### EXERCISE:
How many of the lines here include "that"? Answer with a single number.

===== DATASET RECORDS

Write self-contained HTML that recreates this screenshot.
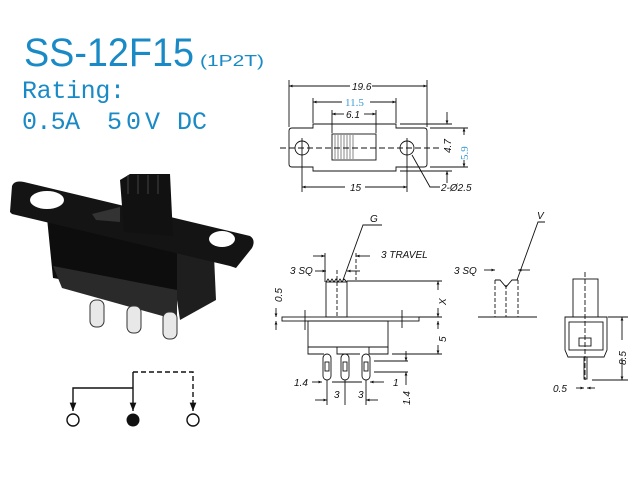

==========
===== DATASET RECORDS

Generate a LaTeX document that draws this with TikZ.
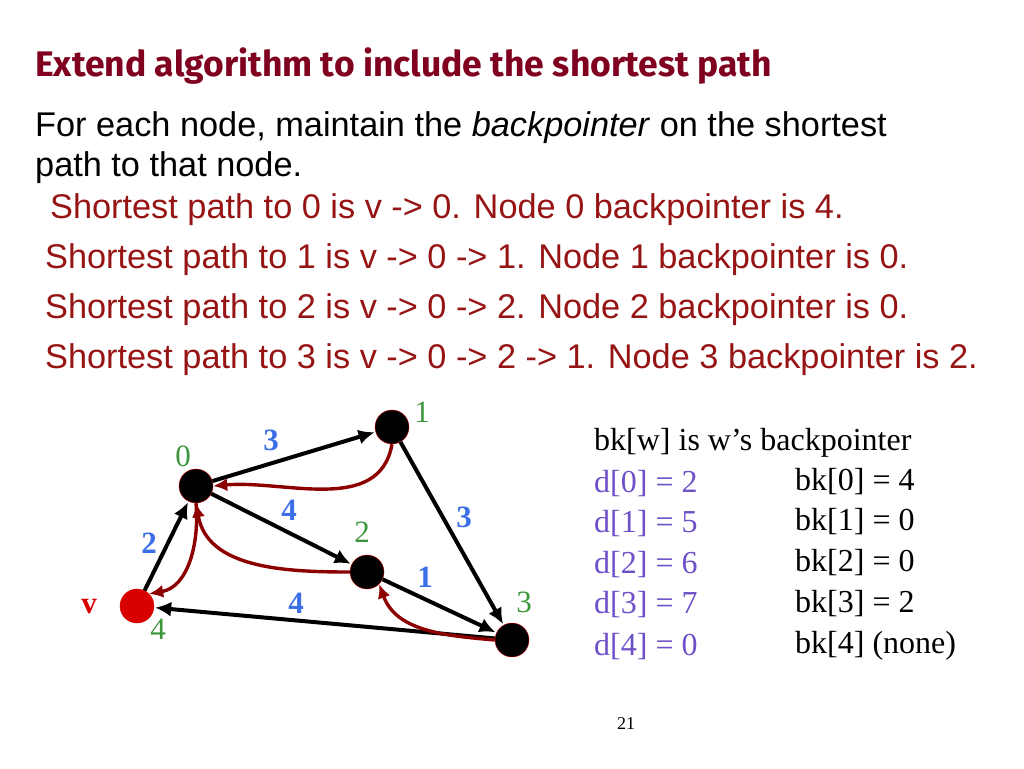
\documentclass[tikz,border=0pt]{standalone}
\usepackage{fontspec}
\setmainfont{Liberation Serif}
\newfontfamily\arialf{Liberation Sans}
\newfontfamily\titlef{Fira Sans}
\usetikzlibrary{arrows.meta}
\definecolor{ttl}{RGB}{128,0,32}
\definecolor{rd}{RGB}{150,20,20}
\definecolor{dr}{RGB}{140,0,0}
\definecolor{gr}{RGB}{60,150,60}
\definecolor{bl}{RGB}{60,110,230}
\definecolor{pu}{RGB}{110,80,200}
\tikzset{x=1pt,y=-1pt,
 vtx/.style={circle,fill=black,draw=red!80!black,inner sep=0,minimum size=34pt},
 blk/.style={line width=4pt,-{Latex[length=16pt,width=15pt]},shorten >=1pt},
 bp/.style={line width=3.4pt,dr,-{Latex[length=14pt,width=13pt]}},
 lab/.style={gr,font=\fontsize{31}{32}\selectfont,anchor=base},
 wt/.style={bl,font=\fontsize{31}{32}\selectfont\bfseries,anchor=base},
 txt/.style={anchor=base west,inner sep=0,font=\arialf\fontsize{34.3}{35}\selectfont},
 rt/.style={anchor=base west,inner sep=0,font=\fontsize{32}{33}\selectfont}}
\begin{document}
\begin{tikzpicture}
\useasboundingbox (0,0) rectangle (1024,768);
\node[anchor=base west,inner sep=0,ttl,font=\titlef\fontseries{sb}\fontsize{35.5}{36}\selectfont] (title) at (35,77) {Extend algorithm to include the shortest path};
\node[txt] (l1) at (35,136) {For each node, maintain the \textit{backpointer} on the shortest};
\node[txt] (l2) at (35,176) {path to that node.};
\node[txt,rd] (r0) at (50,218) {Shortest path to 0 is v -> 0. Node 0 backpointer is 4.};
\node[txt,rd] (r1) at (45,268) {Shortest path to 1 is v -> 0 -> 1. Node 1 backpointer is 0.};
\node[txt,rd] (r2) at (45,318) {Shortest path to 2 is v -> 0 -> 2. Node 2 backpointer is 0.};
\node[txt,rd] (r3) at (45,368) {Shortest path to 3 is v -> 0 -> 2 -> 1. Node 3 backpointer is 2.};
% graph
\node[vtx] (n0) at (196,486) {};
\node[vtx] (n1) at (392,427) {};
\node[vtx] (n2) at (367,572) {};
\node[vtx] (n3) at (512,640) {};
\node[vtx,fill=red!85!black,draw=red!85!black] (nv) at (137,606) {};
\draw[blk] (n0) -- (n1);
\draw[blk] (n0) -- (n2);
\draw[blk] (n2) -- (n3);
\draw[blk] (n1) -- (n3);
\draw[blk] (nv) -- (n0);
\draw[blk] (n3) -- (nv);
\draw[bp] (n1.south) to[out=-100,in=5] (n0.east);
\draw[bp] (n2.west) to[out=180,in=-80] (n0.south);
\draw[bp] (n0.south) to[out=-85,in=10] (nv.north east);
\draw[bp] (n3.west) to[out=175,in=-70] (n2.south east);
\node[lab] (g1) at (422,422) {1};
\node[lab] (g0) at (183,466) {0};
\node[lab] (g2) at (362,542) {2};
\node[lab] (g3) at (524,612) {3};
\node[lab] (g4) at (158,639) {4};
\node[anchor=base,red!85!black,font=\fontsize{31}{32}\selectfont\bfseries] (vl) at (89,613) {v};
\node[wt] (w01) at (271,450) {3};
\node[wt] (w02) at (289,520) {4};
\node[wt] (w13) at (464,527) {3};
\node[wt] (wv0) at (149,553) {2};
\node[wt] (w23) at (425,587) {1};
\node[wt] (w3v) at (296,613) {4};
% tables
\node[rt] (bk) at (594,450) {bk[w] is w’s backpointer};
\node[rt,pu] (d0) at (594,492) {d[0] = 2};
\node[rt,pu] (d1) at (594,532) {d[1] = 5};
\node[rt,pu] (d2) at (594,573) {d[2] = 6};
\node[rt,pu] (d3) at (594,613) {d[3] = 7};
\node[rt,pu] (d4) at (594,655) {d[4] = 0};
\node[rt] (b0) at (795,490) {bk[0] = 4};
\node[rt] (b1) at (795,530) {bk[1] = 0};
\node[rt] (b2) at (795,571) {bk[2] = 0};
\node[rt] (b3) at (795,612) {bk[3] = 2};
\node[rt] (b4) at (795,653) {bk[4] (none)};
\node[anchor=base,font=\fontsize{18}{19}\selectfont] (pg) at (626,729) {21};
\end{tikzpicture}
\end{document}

==========

### SOLUTION BELOW:
3